━━━ Dataset excerpt

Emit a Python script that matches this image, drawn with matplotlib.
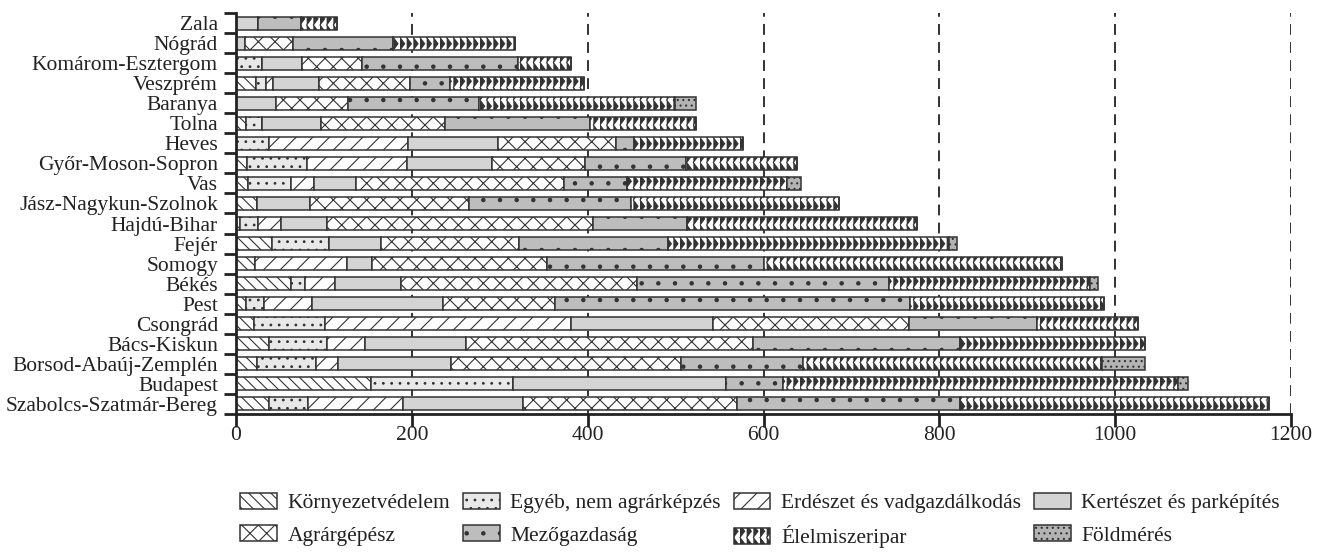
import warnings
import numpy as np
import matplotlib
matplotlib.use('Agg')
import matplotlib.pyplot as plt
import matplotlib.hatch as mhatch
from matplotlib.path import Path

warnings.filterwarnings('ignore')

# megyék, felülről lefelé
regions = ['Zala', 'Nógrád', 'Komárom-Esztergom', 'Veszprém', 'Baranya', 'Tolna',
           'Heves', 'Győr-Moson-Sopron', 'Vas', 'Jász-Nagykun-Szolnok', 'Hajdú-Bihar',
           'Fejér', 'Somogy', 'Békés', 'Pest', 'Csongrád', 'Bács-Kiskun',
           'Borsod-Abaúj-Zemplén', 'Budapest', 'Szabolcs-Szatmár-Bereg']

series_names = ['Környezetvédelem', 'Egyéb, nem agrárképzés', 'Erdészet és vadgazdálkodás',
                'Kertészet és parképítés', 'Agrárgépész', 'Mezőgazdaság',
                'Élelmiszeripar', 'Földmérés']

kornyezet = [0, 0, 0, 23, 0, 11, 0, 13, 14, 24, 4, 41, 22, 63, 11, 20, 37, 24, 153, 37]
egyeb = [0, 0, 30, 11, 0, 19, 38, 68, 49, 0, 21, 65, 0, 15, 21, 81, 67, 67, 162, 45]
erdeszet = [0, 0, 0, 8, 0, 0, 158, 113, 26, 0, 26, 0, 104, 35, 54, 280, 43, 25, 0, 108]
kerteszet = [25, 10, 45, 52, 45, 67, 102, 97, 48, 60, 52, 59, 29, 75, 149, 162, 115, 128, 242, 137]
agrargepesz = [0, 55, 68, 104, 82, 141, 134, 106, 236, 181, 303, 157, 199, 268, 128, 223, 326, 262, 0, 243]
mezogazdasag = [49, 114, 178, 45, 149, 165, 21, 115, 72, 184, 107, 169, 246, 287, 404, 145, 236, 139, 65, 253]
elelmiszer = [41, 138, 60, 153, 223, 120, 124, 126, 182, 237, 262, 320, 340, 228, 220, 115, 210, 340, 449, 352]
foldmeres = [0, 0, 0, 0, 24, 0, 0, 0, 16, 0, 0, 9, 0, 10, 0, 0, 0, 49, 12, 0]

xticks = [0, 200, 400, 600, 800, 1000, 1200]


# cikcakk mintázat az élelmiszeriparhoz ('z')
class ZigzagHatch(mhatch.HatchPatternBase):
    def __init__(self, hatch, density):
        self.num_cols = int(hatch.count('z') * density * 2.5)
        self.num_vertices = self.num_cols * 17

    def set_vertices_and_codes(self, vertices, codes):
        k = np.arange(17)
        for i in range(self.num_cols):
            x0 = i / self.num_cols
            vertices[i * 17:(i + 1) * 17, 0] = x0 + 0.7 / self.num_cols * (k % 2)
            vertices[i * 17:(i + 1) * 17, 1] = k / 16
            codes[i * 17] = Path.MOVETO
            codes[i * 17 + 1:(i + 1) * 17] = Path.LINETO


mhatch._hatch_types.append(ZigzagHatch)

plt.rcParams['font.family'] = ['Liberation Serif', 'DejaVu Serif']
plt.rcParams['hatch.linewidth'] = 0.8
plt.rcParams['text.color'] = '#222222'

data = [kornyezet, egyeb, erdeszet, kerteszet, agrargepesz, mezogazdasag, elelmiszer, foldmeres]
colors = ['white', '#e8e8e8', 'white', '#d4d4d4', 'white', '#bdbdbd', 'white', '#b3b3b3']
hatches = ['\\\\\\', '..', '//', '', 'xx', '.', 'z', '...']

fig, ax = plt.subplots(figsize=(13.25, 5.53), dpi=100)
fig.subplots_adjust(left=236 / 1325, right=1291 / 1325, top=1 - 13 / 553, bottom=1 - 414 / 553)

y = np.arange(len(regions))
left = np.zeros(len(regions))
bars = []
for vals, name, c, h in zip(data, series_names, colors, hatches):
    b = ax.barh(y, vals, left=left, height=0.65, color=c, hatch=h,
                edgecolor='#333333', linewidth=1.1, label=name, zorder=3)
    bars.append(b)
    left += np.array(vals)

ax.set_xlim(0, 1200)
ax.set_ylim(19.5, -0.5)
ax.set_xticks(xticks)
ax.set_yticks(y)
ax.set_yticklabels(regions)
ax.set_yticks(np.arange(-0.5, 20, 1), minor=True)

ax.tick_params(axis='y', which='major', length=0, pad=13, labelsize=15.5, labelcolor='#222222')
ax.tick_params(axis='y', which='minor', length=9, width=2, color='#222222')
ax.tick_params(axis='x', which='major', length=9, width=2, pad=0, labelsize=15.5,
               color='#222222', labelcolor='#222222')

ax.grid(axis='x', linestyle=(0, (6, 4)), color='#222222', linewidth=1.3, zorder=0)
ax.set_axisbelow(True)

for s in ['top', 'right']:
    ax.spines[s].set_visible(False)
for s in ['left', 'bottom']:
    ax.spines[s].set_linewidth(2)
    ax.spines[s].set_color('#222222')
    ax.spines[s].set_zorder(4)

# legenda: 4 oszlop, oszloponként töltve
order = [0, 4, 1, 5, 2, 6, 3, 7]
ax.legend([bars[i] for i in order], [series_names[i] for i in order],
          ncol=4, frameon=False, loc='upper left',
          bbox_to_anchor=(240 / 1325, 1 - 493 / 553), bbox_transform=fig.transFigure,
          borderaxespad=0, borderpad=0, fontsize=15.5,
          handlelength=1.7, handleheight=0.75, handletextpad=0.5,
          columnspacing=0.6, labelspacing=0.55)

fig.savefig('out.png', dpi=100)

━━━━━━

● Brief
Give again exactly the lines running from the beginning of the material above through the line that contains "warnings.filterwarnings('ignore')", and leave out every picture.

● Full response
Emit a Python script that matches this image, drawn with matplotlib.
import warnings
import numpy as np
import matplotlib
matplotlib.use('Agg')
import matplotlib.pyplot as plt
import matplotlib.hatch as mhatch
from matplotlib.path import Path

warnings.filterwarnings('ignore')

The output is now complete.